A la suite du verdict, des manifestations interdites ont éclaté à Istanbul, Ankara et Izmir, entraînant une vague d’arrestations. La société civile voit en ce déni de justice une revanche personnelle du président Erdogan, ainsi qu’une volonté de faire taire les voix s’opposant au virage autocratique et liberticide entrepris de longue date par ce dernier.
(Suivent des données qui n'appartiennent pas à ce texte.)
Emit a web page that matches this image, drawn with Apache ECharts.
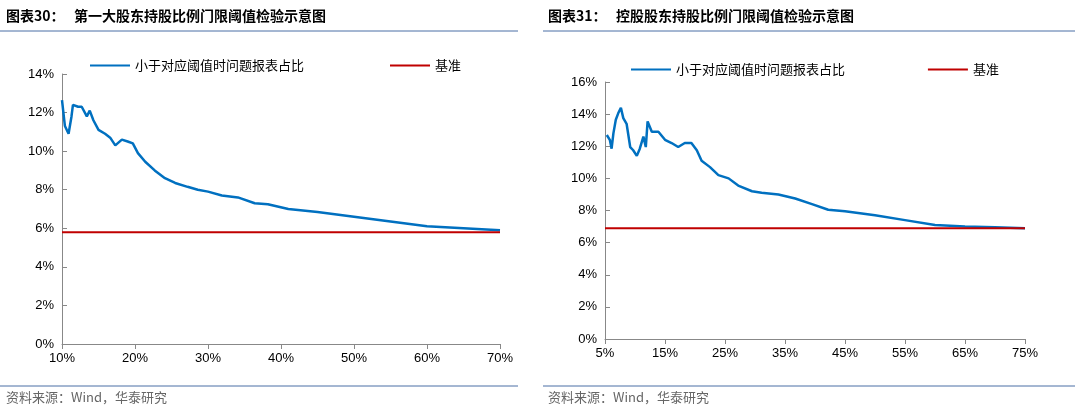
<!DOCTYPE html>
<html><head><meta charset="utf-8">
<script src="https://cdn.jsdelivr.net/npm/echarts@6/dist/echarts.min.js"></script>
<style>body{margin:0;background:#fff}#main{width:1080px;height:415px}</style>
</head><body><div id="main"></div>
<script>
// 图表30：第一大股东持股比例 (x %, y %)
var leftX = [10,10.4,10.9,11.3,11.5,12.2,12.7,13.4,13.8,14.3,15,15.9,16.6,17.3,18.2,19,19.7,20.4,21.4,22.7,24.1,25.5,27.2,28.6,30,31.9,34.1,36.4,38.2,41,45,50,55,60,65,70];
var leftY = [12.65,11.3,10.9,11.8,12.4,12.3,12.3,11.8,12.1,11.6,11.1,10.9,10.7,10.3,10.6,10.5,10.4,9.9,9.45,9.0,8.6,8.35,8.15,8.0,7.9,7.7,7.6,7.3,7.25,7.0,6.85,6.6,6.35,6.1,6.0,5.9];
var leftBase = 5.8;
// 图表31：控股股东持股比例
var rightX = [5.3,5.8,6.1,6.4,6.8,7.2,7.65,8.05,8.6,9.2,9.7,10.3,10.8,11.4,11.8,12.1,12.8,13.9,15,16.1,17.2,18.3,19.4,20.3,21.1,22.5,23.9,25.6,27.2,29.5,31.1,33.9,36.7,39.5,42.2,45,50,55,60,65,70,75];
var rightY = [12.7,12.4,11.85,12.8,13.65,14.05,14.4,13.75,13.4,11.95,11.75,11.4,11.85,12.6,11.95,13.55,12.9,12.9,12.4,12.2,11.95,12.2,12.2,11.75,11.1,10.7,10.2,10.0,9.55,9.2,9.1,9.0,8.75,8.4,8.05,7.95,7.7,7.4,7.1,7.0,6.95,6.9];
var rightBase = 6.9;

function pairs(xs, ys){ return xs.map(function(x,i){ return [x, ys[i]]; }); }
var font = 'Liberation Sans';
function xAx(idx, min, max){
  return {type:'value', gridIndex:idx, min:min, max:max, interval:10,
    axisLabel:{formatter:'{value}%', color:'#000', fontSize:13, fontFamily:font, margin:8},
    axisLine:{lineStyle:{color:'#888'}}, axisTick:{show:true, lineStyle:{color:'#888'}}, splitLine:{show:false}};
}
function yAx(idx, max){
  return {type:'value', gridIndex:idx, min:0, max:max, interval:2,
    axisLabel:{formatter:'{value}%', color:'#000', fontSize:13, fontFamily:font},
    axisLine:{show:true, lineStyle:{color:'#888'}}, axisTick:{show:true, inside:true, lineStyle:{color:'#888'}}, splitLine:{show:false}};
}
var blue = '#0070C0', red = '#C00000';
var chart = echarts.init(document.getElementById('main'));
chart.setOption({
  animation:false,
  grid:[{left:62, top:74, width:438, height:270}, {left:605, top:82, width:420, height:257}],
  xAxis:[xAx(0,10,70), xAx(1,5,75)],
  yAxis:[yAx(0,14), yAx(1,16)],
  legend:[
    {left:85, top:54, itemWidth:40, itemGap:86, icon:'rect', itemHeight:2,
     textStyle:{fontSize:13, color:'#000', fontFamily:'Noto Sans CJK SC'},
     data:[{name:'小于对应阈值时问题报表占比', itemStyle:{color:blue}},{name:'基准', itemStyle:{color:red}}], seriesIndex:[0,1]},
    {left:626, top:58, itemWidth:40, itemGap:80, icon:'rect', itemHeight:2,
     textStyle:{fontSize:13, color:'#000', fontFamily:'Noto Sans CJK SC'},
     data:[{name:'小于对应阈值时问题报表占比 ', itemStyle:{color:blue}},{name:'基准 ', itemStyle:{color:red}}]}
  ],
  series:[
    {name:'小于对应阈值时问题报表占比', type:'line', xAxisIndex:0, yAxisIndex:0, data:pairs(leftX,leftY), showSymbol:false, lineStyle:{color:blue, width:2.5}, itemStyle:{color:blue}, z:3},
    {name:'基准', type:'line', xAxisIndex:0, yAxisIndex:0, data:[[10,leftBase],[70,leftBase]], showSymbol:false, lineStyle:{color:red, width:2}, itemStyle:{color:red}},
    {name:'小于对应阈值时问题报表占比 ', type:'line', xAxisIndex:1, yAxisIndex:1, data:pairs(rightX,rightY), showSymbol:false, lineStyle:{color:blue, width:2.5}, itemStyle:{color:blue}, z:3},
    {name:'基准 ', type:'line', xAxisIndex:1, yAxisIndex:1, data:[[5,rightBase],[75,rightBase]], showSymbol:false, lineStyle:{color:red, width:2}, itemStyle:{color:red}}
  ],
  graphic:[
    {type:'text', left:6, top:9, style:{text:'图表30：   第一大股东持股比例门限阈值检验示意图', fill:'#000', font:'bold 14px "Noto Sans CJK SC"'}},
    {type:'text', left:548, top:9, style:{text:'图表31：   控股股东持股比例门限阈值检验示意图', fill:'#000', font:'bold 14px "Noto Sans CJK SC"'}},
    {type:'line', shape:{x1:0,y1:31,x2:518,y2:31}, style:{stroke:'#4a6fa5', lineWidth:1}},
    {type:'line', shape:{x1:543,y1:31,x2:1075,y2:31}, style:{stroke:'#4a6fa5', lineWidth:1}},
    {type:'line', shape:{x1:0,y1:386,x2:518,y2:386}, style:{stroke:'#4a6fa5', lineWidth:1}},
    {type:'line', shape:{x1:543,y1:386,x2:1075,y2:386}, style:{stroke:'#4a6fa5', lineWidth:1}},
    {type:'text', left:6, top:391, style:{text:'资料来源：Wind，华泰研究', fill:'#666', font:'13px "Noto Sans CJK SC"'}},
    {type:'text', left:548, top:391, style:{text:'资料来源：Wind，华泰研究', fill:'#666', font:'13px "Noto Sans CJK SC"'}}
  ]
});
</script></body></html>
Le président turc a ainsi fait d’Osman Kavala l’ennemi public numéro un, l’accusant d’être le «Georges Soros de la Turquie». Un qualificatif traduisant la peur du président turc à l’idée d’un soulèvement populaire – le milliardaire d’origine hongroise ayant été, selon lui, à l’origine de nombreuses insurrections dans le monde.
Marasme économique
Car dans ce climat démocratique morose, la dérive autoritaire de la Turquie se fond avec le marasme économique orchestré par le président Erdogan. A rebours de la théorie économique classique selon laquelle une hausse des taux d’intérêt entraîne mécaniquement une baisse de l’inflation, le président turc s’entête à baisser les taux d’intérêt. Ces derniers mois, Recep Tayyip Erdogan a justifié son obstination interventionniste par des références fréquentes au Coran, ainsi que par une rhétorique complotiste fustigeant le «lobby des taux d’intérêt».
Un interventionnisme directement responsable de la fuite massive des investisseurs étrangers, refroidis par les discours clivants du chef de l’Etat comme par ses entailles à répétition vis-à-vis de l’Etat de droit. Dernière ombre en date planant sur la liberté d’informer, un projet de loi menaçant de prison les économistes indépendants en cas de publication de données économiques sans autorisation. Dans le viseur du gouvernement, le Groupe de recherche sur l’inflation, dont le dernier rapport fait état d’une inflation à 142,6% sur douze mois – bien loin des 61% officiellement communiqués par l’Institut statistique de Turquie. Ce projet de loi intervient alors que deux journalistes turcs de l’agence Bloomberg viennent d’être relaxés après avoir été accusés d’avoir tenté de saboter l’économie turque en publiant un article sur l’effondrement de la livre.
«La démocratie, c’est comme un tramway. Quand on est allés au bout, on en descend.» Cette petite phrase, lancée il y a près de trente ans par un Erdogan qui n’était alors que maire d’Istanbul, résonne comme une prophétie glaçante à l’heure où la démocratie, en Turquie, se fissure de jour en jour.